Sunday 16 March 1975 (Sunday League Division Three):

  Alpine 8  

  Box Hill 4  

1 Hooper
8 Weaver         15 Burns         6 Slade         7 Hayward
2 Bailey         20 Cranston         12 Toal         5 Porter
14 Phillips         11 Appleby

(Unused sub - Davies.)

Scorers - Porter 3, Burns.



  It has already been mentioned that, among the many problems faced by the man whose job it was try and keep Box Hill together, by no means the least was the unavailability of players from one week to the next, and the carousel of team changes which this necessitated. From the team that had gained our first win so gloriously, we now lost Norman Parkin, so we reshuffled the team quite drastically, reverting to four at the back, and brought Mick Hayward back into the side, the eighth person we had tried at left-back in fifteen games.
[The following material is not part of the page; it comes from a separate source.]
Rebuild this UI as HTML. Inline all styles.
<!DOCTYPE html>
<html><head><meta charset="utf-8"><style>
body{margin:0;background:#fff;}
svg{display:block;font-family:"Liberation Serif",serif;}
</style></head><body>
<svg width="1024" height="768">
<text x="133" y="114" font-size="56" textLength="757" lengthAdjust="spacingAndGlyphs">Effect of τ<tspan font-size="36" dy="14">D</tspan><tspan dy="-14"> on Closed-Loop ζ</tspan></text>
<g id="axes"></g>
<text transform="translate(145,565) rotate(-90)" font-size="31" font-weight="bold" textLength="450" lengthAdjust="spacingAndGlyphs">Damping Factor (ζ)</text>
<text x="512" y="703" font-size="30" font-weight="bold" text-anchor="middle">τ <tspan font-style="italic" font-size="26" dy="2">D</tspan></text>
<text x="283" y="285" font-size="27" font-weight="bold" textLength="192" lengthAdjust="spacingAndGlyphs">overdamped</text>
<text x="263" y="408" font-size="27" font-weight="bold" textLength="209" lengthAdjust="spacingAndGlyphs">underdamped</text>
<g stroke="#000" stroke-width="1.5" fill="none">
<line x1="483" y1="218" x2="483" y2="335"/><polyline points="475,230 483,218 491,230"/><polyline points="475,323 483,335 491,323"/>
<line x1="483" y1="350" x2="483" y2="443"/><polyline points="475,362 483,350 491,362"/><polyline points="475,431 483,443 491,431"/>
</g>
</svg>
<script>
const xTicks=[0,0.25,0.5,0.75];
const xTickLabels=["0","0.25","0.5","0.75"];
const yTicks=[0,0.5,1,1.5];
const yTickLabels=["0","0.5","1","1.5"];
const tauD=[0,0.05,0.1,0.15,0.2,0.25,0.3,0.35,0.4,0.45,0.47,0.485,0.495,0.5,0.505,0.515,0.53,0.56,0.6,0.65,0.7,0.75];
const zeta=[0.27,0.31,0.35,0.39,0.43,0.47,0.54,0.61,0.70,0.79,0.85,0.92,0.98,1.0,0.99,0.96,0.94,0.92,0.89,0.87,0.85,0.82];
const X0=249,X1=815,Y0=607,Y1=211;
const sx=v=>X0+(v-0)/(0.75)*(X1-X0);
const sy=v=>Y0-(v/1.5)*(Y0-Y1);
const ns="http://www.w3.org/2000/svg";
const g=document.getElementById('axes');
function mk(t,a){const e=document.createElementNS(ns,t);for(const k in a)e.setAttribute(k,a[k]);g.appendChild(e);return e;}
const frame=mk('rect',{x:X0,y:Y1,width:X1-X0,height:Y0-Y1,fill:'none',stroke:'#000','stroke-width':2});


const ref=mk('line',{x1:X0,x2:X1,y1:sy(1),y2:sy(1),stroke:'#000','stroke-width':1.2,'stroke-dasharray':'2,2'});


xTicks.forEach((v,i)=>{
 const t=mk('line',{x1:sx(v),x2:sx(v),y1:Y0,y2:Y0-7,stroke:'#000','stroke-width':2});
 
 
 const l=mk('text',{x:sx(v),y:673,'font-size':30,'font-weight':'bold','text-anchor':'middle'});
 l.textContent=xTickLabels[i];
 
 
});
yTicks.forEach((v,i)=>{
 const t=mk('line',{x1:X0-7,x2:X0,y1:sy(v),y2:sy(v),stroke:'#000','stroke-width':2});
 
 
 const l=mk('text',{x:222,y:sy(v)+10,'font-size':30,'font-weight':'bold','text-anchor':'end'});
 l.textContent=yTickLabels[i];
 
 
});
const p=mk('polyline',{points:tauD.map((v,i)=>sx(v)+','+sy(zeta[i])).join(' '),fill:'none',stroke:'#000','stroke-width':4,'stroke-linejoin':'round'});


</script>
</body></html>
This rather more orthodox line-up also included Chris Hooper returning in the goals, now a bit of a celebrity following his write-up in the Mercury, but sadly fated never to be on the winning side for us.
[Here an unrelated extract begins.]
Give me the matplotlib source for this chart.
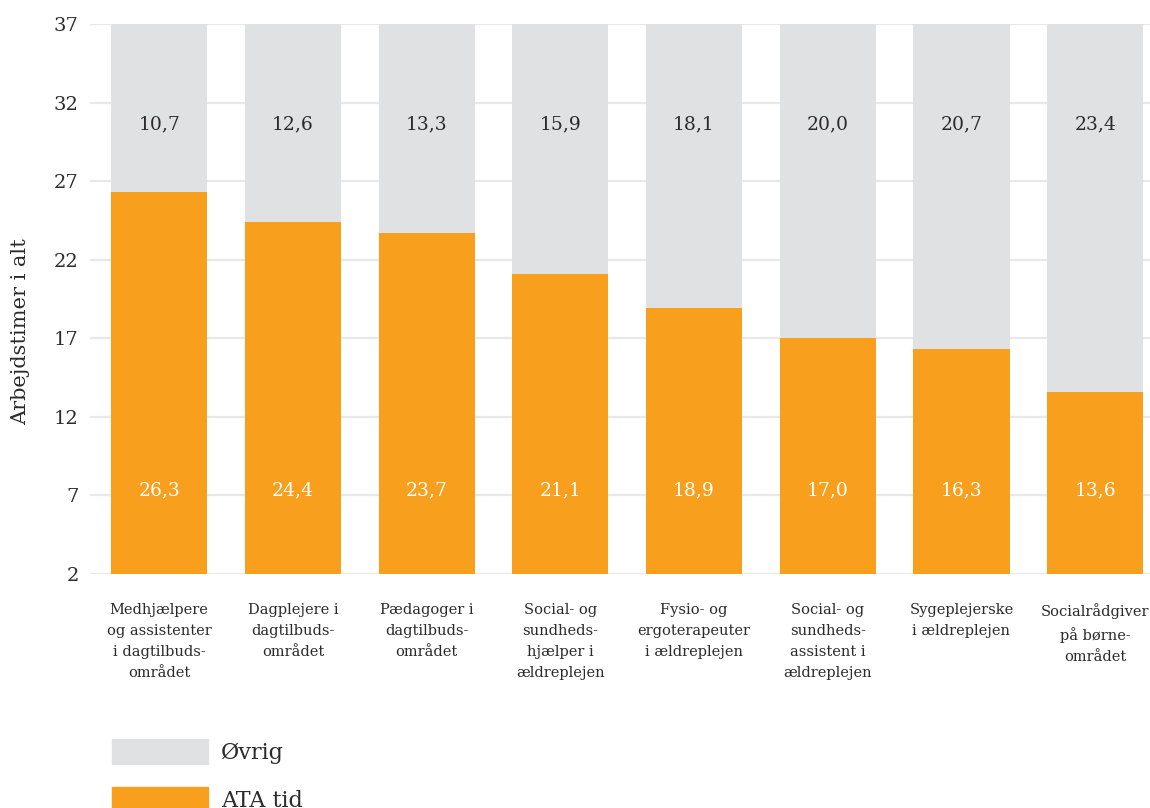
import matplotlib
matplotlib.use("Agg")
import matplotlib.pyplot as plt
from matplotlib.patches import Patch

# Data
categories = [
    "Medhjælpere\nog assistenter\ni dagtilbuds-\nområdet",
    "Dagplejere i\ndagtilbuds-\nområdet",
    "Pædagoger i\ndagtilbuds-\nområdet",
    "Social- og\nsundheds-\nhjælper i\nældreplejen",
    "Fysio- og\nergoterapeuter\ni ældreplejen",
    "Social- og\nsundheds-\nassistent i\nældreplejen",
    "Sygeplejerske\ni ældreplejen",
    "Socialrådgiver\npå børne-\nområdet",
]
ata_tid = [26.3, 24.4, 23.7, 21.1, 18.9, 17.0, 16.3, 13.6]
ovrig = [10.7, 12.6, 13.3, 15.9, 18.1, 20.0, 20.7, 23.4]
y_ticks = [2, 7, 12, 17, 22, 27, 32, 37]

orange = "#F89F1D"
grey = "#E0E1E3"
text_col = "#2b2b2b"

plt.rcParams["font.family"] = ["DejaVu Serif"]

fig = plt.figure(figsize=(11.5, 8.08), dpi=100)
ax = fig.add_axes([0.078, 0.2896, 0.922, 0.6807])

x = range(len(categories))
ax.bar(x, ata_tid, width=0.72, color=orange, zorder=2)
ax.bar(x, ovrig, width=0.72, bottom=ata_tid, color=grey, zorder=2)

# value labels
for i in x:
    ax.text(i, 7.3, f"{ata_tid[i]:.1f}".replace(".", ","), ha="center",
            va="center", color="white", fontsize=13.5, zorder=3)
    ax.text(i, 30.6, f"{ovrig[i]:.1f}".replace(".", ","), ha="center",
            va="center", color=text_col, fontsize=13.5, zorder=3)

ax.set_ylim(2, 37)
ax.set_xlim(-0.52, 7.41)
ax.set_yticks(y_ticks)
ax.set_xticks(list(x))
ax.set_xticklabels(categories, fontsize=10.5, color=text_col, linespacing=1.62,
                   va="top")
ax.tick_params(axis="both", length=0)
ax.tick_params(axis="y", labelsize=14, labelcolor=text_col, pad=8)
ax.tick_params(axis="x", pad=21)
ax.grid(axis="y", color="#e8e8e8", linewidth=1.6, zorder=0)
for s in ax.spines.values():
    s.set_visible(False)

fig.text(0.018, 0.59, "Arbejdstimer i alt", rotation=90, ha="center",
         va="center", fontsize=15, color=text_col)

handles = [Patch(color=grey, label="Øvrig"), Patch(color=orange, label="ATA tid")]
fig.legend(handles=handles, loc="upper left",
           bbox_to_anchor=(0.0877, 1 - 728 / 808),
           bbox_transform=fig.transFigure, frameon=False, fontsize=16,
           handlelength=4.3, handleheight=1.35, labelspacing=1.05,
           handletextpad=0.6, borderpad=0, labelcolor=text_col)

fig.savefig("out.png", dpi=100)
  The aforementioned Ian Gardner article, although inevitably something of a hatchet job, had raised the team's profile even higher. The epoch-making win of the previous week had been printed in the Evening News without undue comment, but had been widely noted, and for this game more local sporting aficionados made the pilgrimage to Olivers Mount to watch the proceedings than ever before.

  In the event, the league runners-up Alpine would perhaps claim that they saw us off rather more easily than the scoreline might suggest. They were six up at half-time when Box Hill in general and Andy Porter in particular woke up rattled them with three quick goals ("A neat hat-trick", as the Evening News put it), one made by Kev Phillips, one by Les Appleby and one solo effort. At this point, I swear I heard Eric Sedgman start to cheer for us. When Yours Truly followed up on Les Appleby's half-blocked shot, it even looked briefly as if we might be onto a bit of a result, but Alpine were not the second placed team for nothing, and slipped a gear, banging in another two goals to end the game as a contest.

  Who actually scored our fourth goal remained a bone of contention for many years. I certainly got the last touch, although I agreed from the outset it would probably have gone in anyway. Contrary to tradition, I initially credited the goal to Les, but he insisted it was mine. Given that now, almost twenty-four years and about 200 games later, it seems safe to assume it'll be the last goal I ever score in competitive football, I don't think anyone would begrudge me it.

  There had been much credit derived from this game. The win of the week before had not represented a freak result, never to be repeated, but, on the evidence of at least some sections of today's performance, had marked an irrevocable turning point in the club's fortunes. Admittedly, the improvement was perhaps from abysmal to something still rather less than mediocre, but even that was a giant step for Box Hill FC, and one we had seemed destined never to take.